**Task directions:** Give an exact copy of every line, leaving images out.

**Data provided:**
....................
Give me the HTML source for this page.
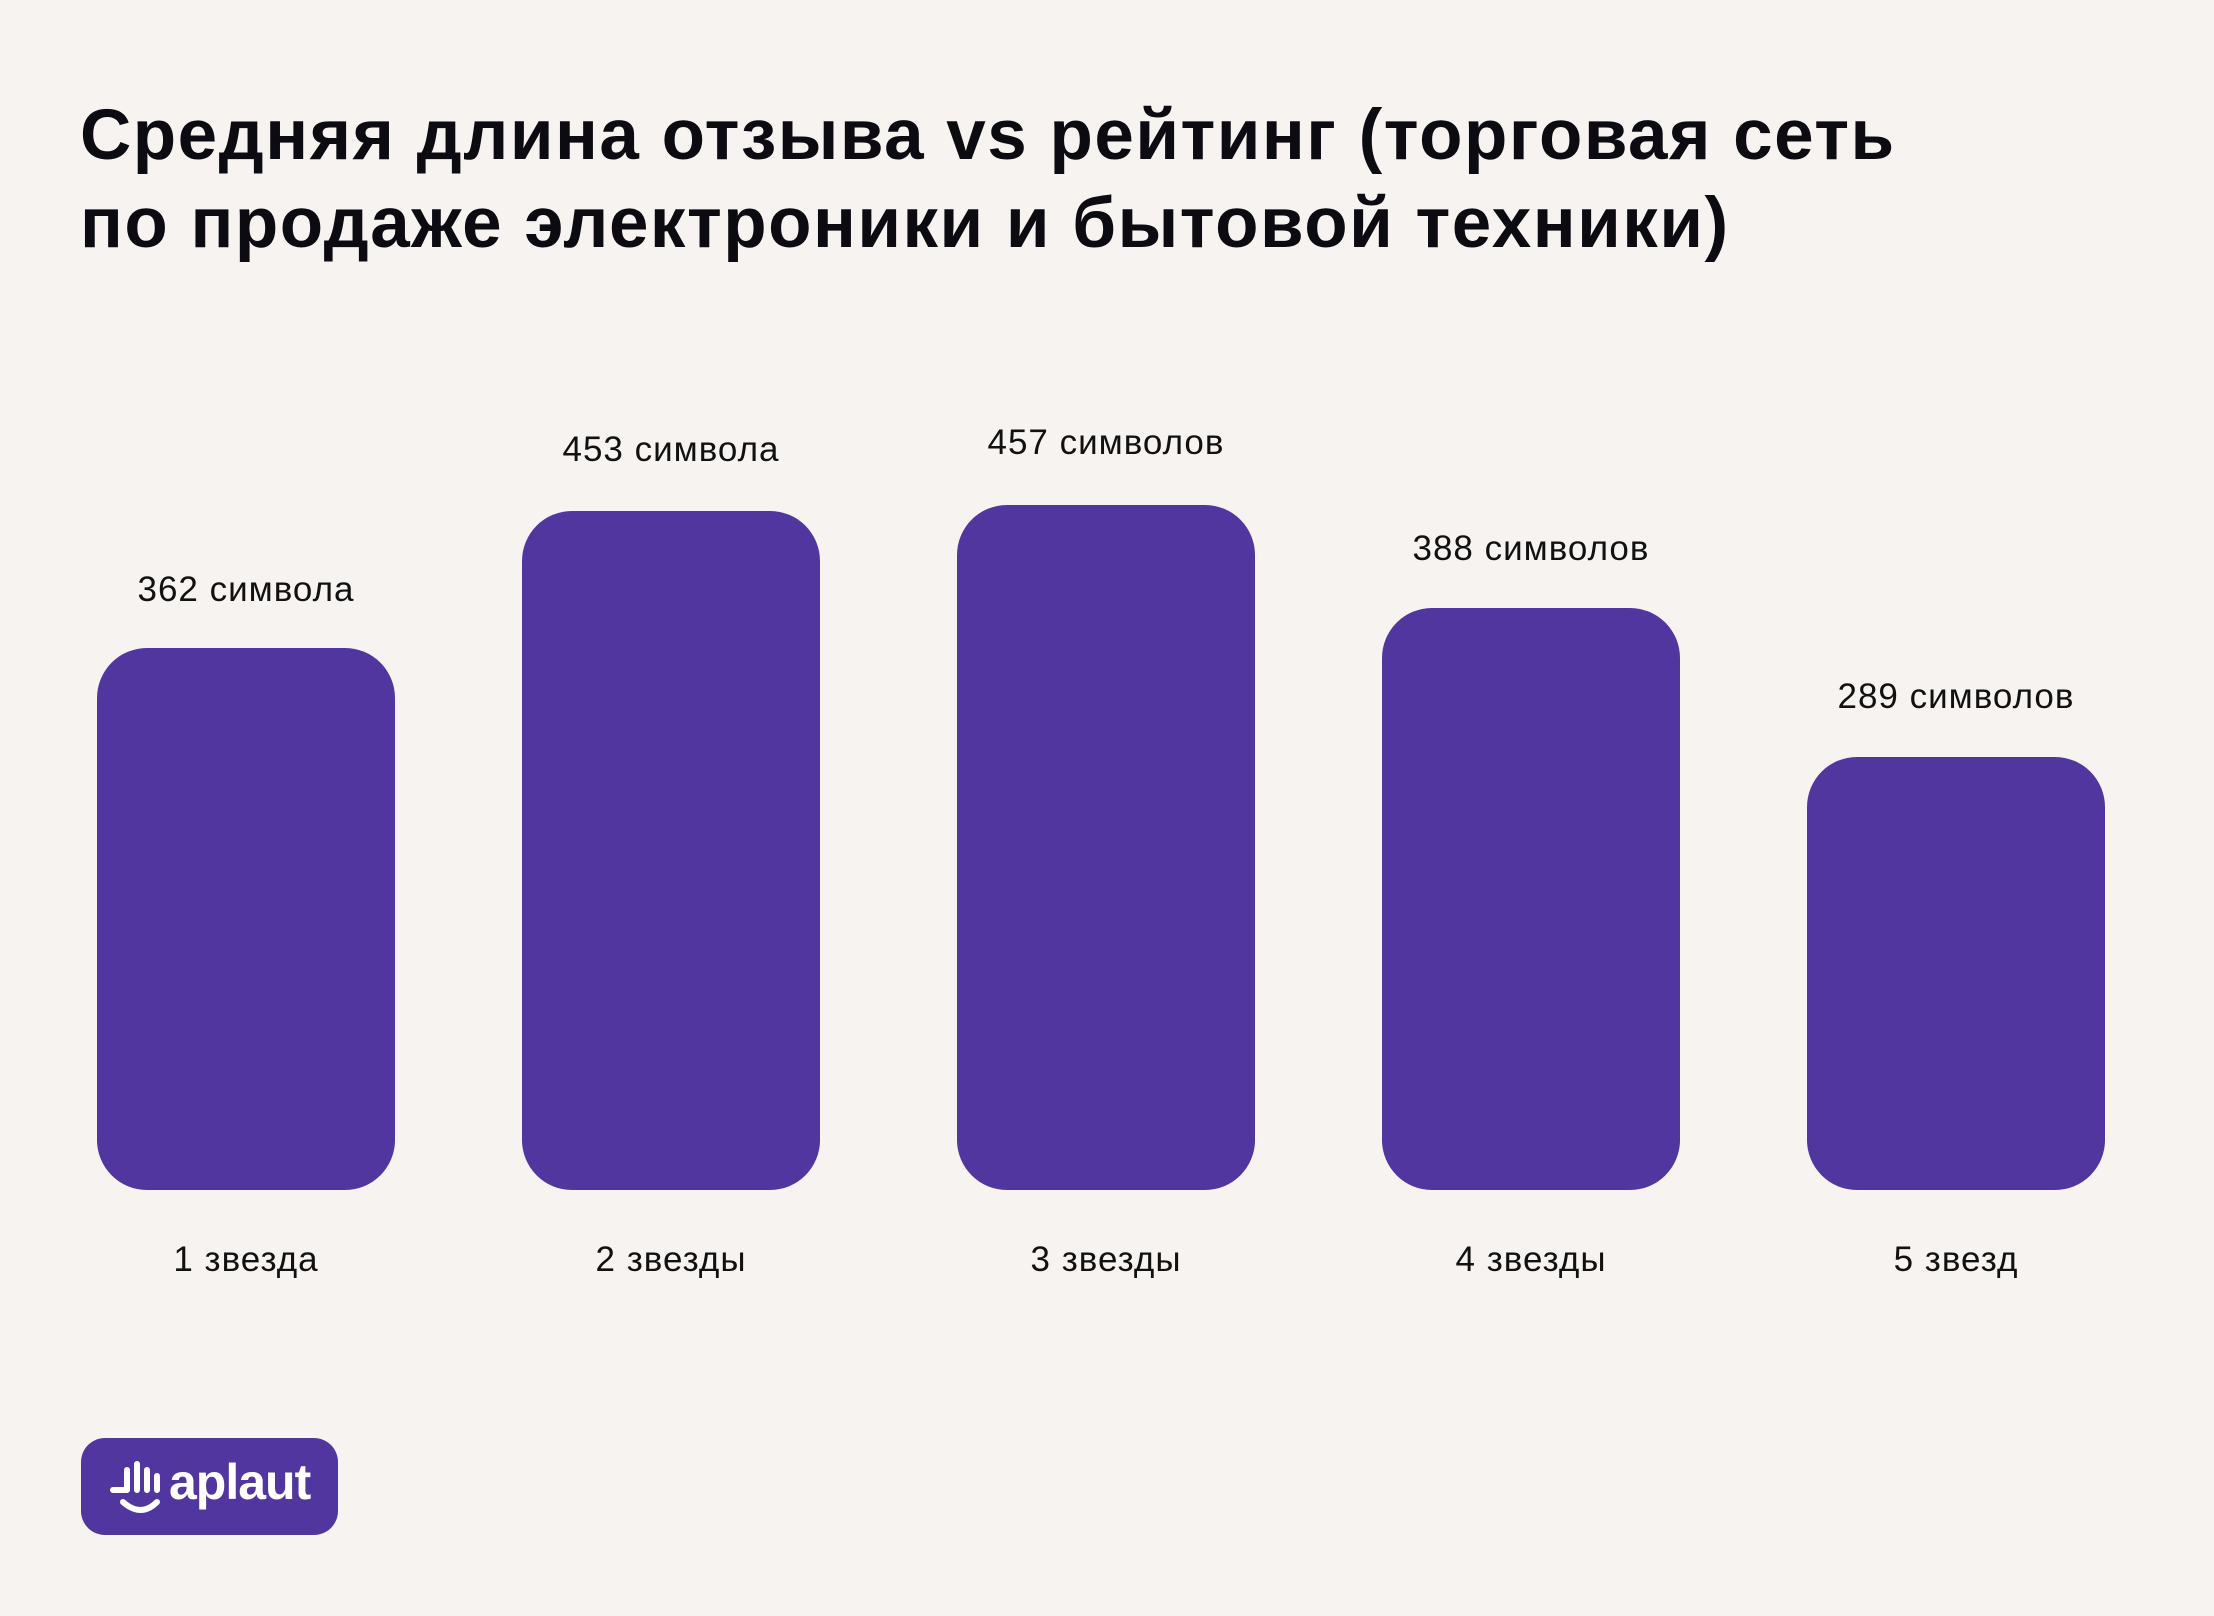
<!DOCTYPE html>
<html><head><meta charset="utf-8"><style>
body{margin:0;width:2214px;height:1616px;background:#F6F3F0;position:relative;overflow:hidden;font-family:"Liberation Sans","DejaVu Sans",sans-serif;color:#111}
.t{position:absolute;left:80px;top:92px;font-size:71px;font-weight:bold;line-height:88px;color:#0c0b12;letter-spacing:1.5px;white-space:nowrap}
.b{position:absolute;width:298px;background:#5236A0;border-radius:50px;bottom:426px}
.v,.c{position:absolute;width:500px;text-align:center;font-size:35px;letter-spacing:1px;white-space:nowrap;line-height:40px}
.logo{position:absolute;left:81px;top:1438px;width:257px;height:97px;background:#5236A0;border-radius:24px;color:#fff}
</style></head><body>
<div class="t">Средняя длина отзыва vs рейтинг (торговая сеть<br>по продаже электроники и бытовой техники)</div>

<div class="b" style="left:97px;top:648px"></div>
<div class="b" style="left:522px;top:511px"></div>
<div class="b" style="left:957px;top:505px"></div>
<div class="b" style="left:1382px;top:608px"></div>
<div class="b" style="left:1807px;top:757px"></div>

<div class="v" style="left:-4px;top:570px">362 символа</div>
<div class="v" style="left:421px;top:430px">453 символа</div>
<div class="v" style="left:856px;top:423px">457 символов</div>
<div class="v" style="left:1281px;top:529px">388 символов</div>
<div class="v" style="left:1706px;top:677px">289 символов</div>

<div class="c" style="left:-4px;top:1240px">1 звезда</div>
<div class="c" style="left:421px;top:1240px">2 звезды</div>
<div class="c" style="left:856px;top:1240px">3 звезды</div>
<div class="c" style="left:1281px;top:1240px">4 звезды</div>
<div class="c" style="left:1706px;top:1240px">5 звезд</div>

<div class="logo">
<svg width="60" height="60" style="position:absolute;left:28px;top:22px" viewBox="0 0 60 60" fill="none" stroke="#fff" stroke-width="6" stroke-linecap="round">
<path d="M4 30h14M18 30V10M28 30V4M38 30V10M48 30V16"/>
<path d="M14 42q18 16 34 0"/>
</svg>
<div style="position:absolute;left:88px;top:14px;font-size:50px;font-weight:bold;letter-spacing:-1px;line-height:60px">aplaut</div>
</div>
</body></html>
....................
**Response to the exercise:**
Give me the HTML source for this page.
<!DOCTYPE html>
<html><head><meta charset="utf-8"><style>
body{margin:0;width:2214px;height:1616px;background:#F6F3F0;position:relative;overflow:hidden;font-family:"Liberation Sans","DejaVu Sans",sans-serif;color:#111}
.t{position:absolute;left:80px;top:92px;font-size:71px;font-weight:bold;line-height:88px;color:#0c0b12;letter-spacing:1.5px;white-space:nowrap}
.b{position:absolute;width:298px;background:#5236A0;border-radius:50px;bottom:426px}
.v,.c{position:absolute;width:500px;text-align:center;font-size:35px;letter-spacing:1px;white-space:nowrap;line-height:40px}
.logo{position:absolute;left:81px;top:1438px;width:257px;height:97px;background:#5236A0;border-radius:24px;color:#fff}
</style></head><body>
<div class="t">Средняя длина отзыва vs рейтинг (торговая сеть<br>по продаже электроники и бытовой техники)</div>

<div class="b" style="left:97px;top:648px"></div>
<div class="b" style="left:522px;top:511px"></div>
<div class="b" style="left:957px;top:505px"></div>
<div class="b" style="left:1382px;top:608px"></div>
<div class="b" style="left:1807px;top:757px"></div>

<div class="v" style="left:-4px;top:570px">362 символа</div>
<div class="v" style="left:421px;top:430px">453 символа</div>
<div class="v" style="left:856px;top:423px">457 символов</div>
<div class="v" style="left:1281px;top:529px">388 символов</div>
<div class="v" style="left:1706px;top:677px">289 символов</div>

<div class="c" style="left:-4px;top:1240px">1 звезда</div>
<div class="c" style="left:421px;top:1240px">2 звезды</div>
<div class="c" style="left:856px;top:1240px">3 звезды</div>
<div class="c" style="left:1281px;top:1240px">4 звезды</div>
<div class="c" style="left:1706px;top:1240px">5 звезд</div>

<div class="logo">
<svg width="60" height="60" style="position:absolute;left:28px;top:22px" viewBox="0 0 60 60" fill="none" stroke="#fff" stroke-width="6" stroke-linecap="round">
<path d="M4 30h14M18 30V10M28 30V4M38 30V10M48 30V16"/>
<path d="M14 42q18 16 34 0"/>
</svg>
<div style="position:absolute;left:88px;top:14px;font-size:50px;font-weight:bold;letter-spacing:-1px;line-height:60px">aplaut</div>
</div>
</body></html>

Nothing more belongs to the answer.